Intro: (The Story Always Starts Here)
We were making hay. Everyone who was there still remembers it, how the sky was its usual high immense self, and as we went along a wash of clouds moved in, the ceiling suddenly quite low. There was the usual sweet smell of hay drying, the swallows swooping and scolding, and the oil and dust of the baler, a bitter black fragrance. It had been windy and hot when we started but the heat stilled, dirty and wet; or that was us at least, chaff stuck in our mouths, chaff in our bloodshot eyes, chaff like sequins on our clothes, our flesh. My father wore what were originally his dark-blue coveralls, the material over his back bleached by the sun to a pinkish white, the fabric drenched and glued to his skin….

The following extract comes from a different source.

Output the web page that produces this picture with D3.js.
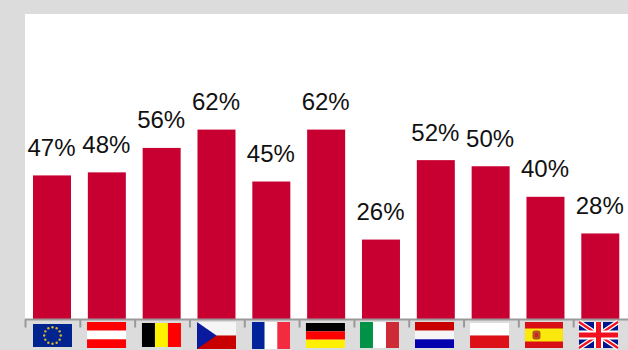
<!DOCTYPE html>
<html>
<head>
<meta charset="utf-8">
<script src="https://cdn.jsdelivr.net/npm/d3@7/dist/d3.min.js"></script>
<style>
html,body{margin:0;padding:0;background:#dcdcdc;overflow:hidden}
svg{display:block}
</style>
</head>
<body>
<svg id="chart" width="628" height="350"></svg>
<script>
// Country codes, in display order, and their percentages
const countries = ["EU","AT","BE","CZ","FR","DE","IT","NL","PL","ES","UK"];
const shares = [47,48,56,62,45,62,26,52,50,40,28];

// Flag geometry per country: x offset from band centre, top and bottom edge, width
const flagDx = [-19,-19.8,-19.7,-19.5,-19.3,-20.2,-21,-20.8,-20.6,-20.5,-21.3];
const flagTop = [324,322,323,322,322,323,322,322,323,322,322];
const flagBottom = [347,348,347,349,349,348,348,348,348,348,348];
const flagWidth = [39,39,39,39,38,39,39,39,39,38,39];

const width = 628, height = 350;
const panel = {left:25, right:628, top:14, baseline:319};
const crimson = "#c80032";

const svg = d3.select("#chart");

svg.append("rect").attr("x",panel.left).attr("y",panel.top)
  .attr("width",panel.right-panel.left).attr("height",panel.baseline-panel.top)
  .attr("fill","#fff");

const x = d3.scaleBand().domain(countries).range([panel.left,panel.right-0.7]).paddingInner(0.307).paddingOuter(0.146);
const y = d3.scaleLinear().domain([0,100]).range([panel.baseline,panel.baseline-305.5]);

// Bars
svg.append("g").selectAll("rect").data(countries).join("rect")
  .attr("x",d=>x(d)).attr("width",x.bandwidth())
  .attr("y",(d,i)=>y(shares[i]))
  .attr("height",(d,i)=>y(0)-y(shares[i]))
  .attr("fill",crimson);

// Value labels
svg.append("g").selectAll("text").data(countries).join("text")
  .attr("x",d=>x(d)+x.bandwidth()/2-0.5)
  .attr("y",(d,i)=>y(shares[i])-19.6)
  .attr("text-anchor","middle")
  .attr("font-family","'Liberation Sans',Arial,sans-serif")
  .attr("font-size",24)
  .attr("fill","#111")
  .text((d,i)=>shares[i]+"%");

// Axis with ticks on the band boundaries
const tickScale = d3.scaleLinear().domain([0,countries.length]).range([panel.left,panel.right]);
const axis = d3.axisBottom(tickScale).tickValues(d3.range(0,countries.length)).tickSize(8).tickFormat("");
const axisG = svg.append("g").attr("transform",`translate(0,${panel.baseline+0.5})`).call(axis);
axisG.selectAll("path,line").attr("stroke","#999").attr("stroke-width",2);
axisG.select("path").attr("d",`M${panel.left},0H${panel.right}`);

// Flags
const flags = {
  EU(g,w,h){
    g.append("rect").attr("width",w).attr("height",h).attr("fill","#00248f");
    d3.range(12).forEach(k=>{
      const a=k*Math.PI/6;
      g.append("circle").attr("cx",w/2+8.3*Math.sin(a)).attr("cy",h/2-8.3*Math.cos(a)).attr("r",1.2).attr("fill","#dcb42a");
    });
  },
  AT(g,w,h){stripesH(g,w,h,["#fe0000","#fff","#fe0000"]);},
  BE(g,w,h){stripesV(g,w,h,["#000","#fff200","#fe0000"]);},
  CZ(g,w,h){
    stripesH(g,w,h,["#f5f5f5","#c80000"]);
    g.append("path").attr("d",`M0,0L${w*0.5},${h/2}L0,${h}Z`).attr("fill","#0a1a9c");
  },
  FR(g,w,h){stripesV(g,w,h,["#00239c","#fff","#f42a41"]);},
  DE(g,w,h){stripesH(g,w,h,["#000","#fe0000","#ffef00"]);},
  IT(g,w,h){stripesV(g,w,h,["#009246","#fff","#ce2b37"]);},
  NL(g,w,h){stripesH(g,w,h,["#c80000","#f5f5f5","#0000ae"]);},
  PL(g,w,h){stripesH(g,w,h,["#fff","#dd1018"]);},
  ES(g,w,h){
    g.append("rect").attr("width",w).attr("height",h).attr("fill","#d80f14");
    g.append("rect").attr("y",h/4).attr("width",w).attr("height",h/2).attr("fill","#fbe80c");
    g.append("rect").attr("x",7.5).attr("y",h/2-4.5).attr("width",8).attr("height",9).attr("rx",2.5).attr("fill","#b5561c");
    g.append("rect").attr("x",10).attr("y",h/2-2).attr("width",3).attr("height",4).attr("fill","#d0202a");
  },
  UK(g,w,h){
    g.append("rect").attr("width",w).attr("height",h).attr("fill","#00148c");
    const diag=`M0,0L${w},${h}M${w},0L0,${h}`;
    g.append("path").attr("d",diag).attr("stroke","#fff").attr("stroke-width",5);
    g.append("path").attr("d",diag).attr("stroke","#f01020").attr("stroke-width",2.2);
    g.append("path").attr("d",`M${w/2},0V${h}M0,${h/2}H${w}`).attr("stroke","#fff").attr("stroke-width",9);
    g.append("path").attr("d",`M${w/2},0V${h}M0,${h/2}H${w}`).attr("stroke","#f01020").attr("stroke-width",5);
  }
};
function stripesH(g,w,h,cols){
  cols.forEach((c,i)=>g.append("rect").attr("y",h*i/cols.length).attr("width",w).attr("height",h/cols.length).attr("fill",c));
}
function stripesV(g,w,h,cols){
  cols.forEach((c,i)=>g.append("rect").attr("x",w*i/cols.length).attr("width",w/cols.length).attr("height",h).attr("fill",c));
}

countries.forEach((c,i)=>{
  const cx = x(c)+x.bandwidth()/2;
  const top = flagTop[i], h = flagBottom[i]-top;
  const g = svg.append("g").attr("transform",`translate(${cx+flagDx[i]},${top})`);
  flags[c](g,flagWidth[i],h);
});
</script>
</body>
</html>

Teaser: A bare lightbulb hung from the ceiling over the staircase, the film of dust on the stairs thick, because May Hill did not use this way for coming and going, of course not, because she’d then have to walk through Dolly’s kitchen. So it was dusty, and up at the top there was not another door, but a wooden gate. (p. 71).
Synopsis: Mary Frances “Frankie” Lombard is fiercely in love with her family’s sprawling apple orchard and the tangled web of family members who inhabit it. Content to spend her days planning capers with her brother William, competing with her brainy cousin Amanda, and expertly tending the orchard with her father, Frankie desires nothing more than for the rhythm of life to continue undisturbed. But she cannot help being haunted by the historical fact that some family members end up staying on the farm and others must leave. Change is inevitable, and threats of urbanization, disinheritance, and college applications shake the foundation of Frankie’s roots. As Frankie is forced to shed her childhood fantasies and face the possibility of losing the idyllic future she had envisioned for her family, she must decide whether loving something means clinging tightly or letting go.
I love this author, and have thoroughly enjoyed her previous books. What do you think? Would you keep reading?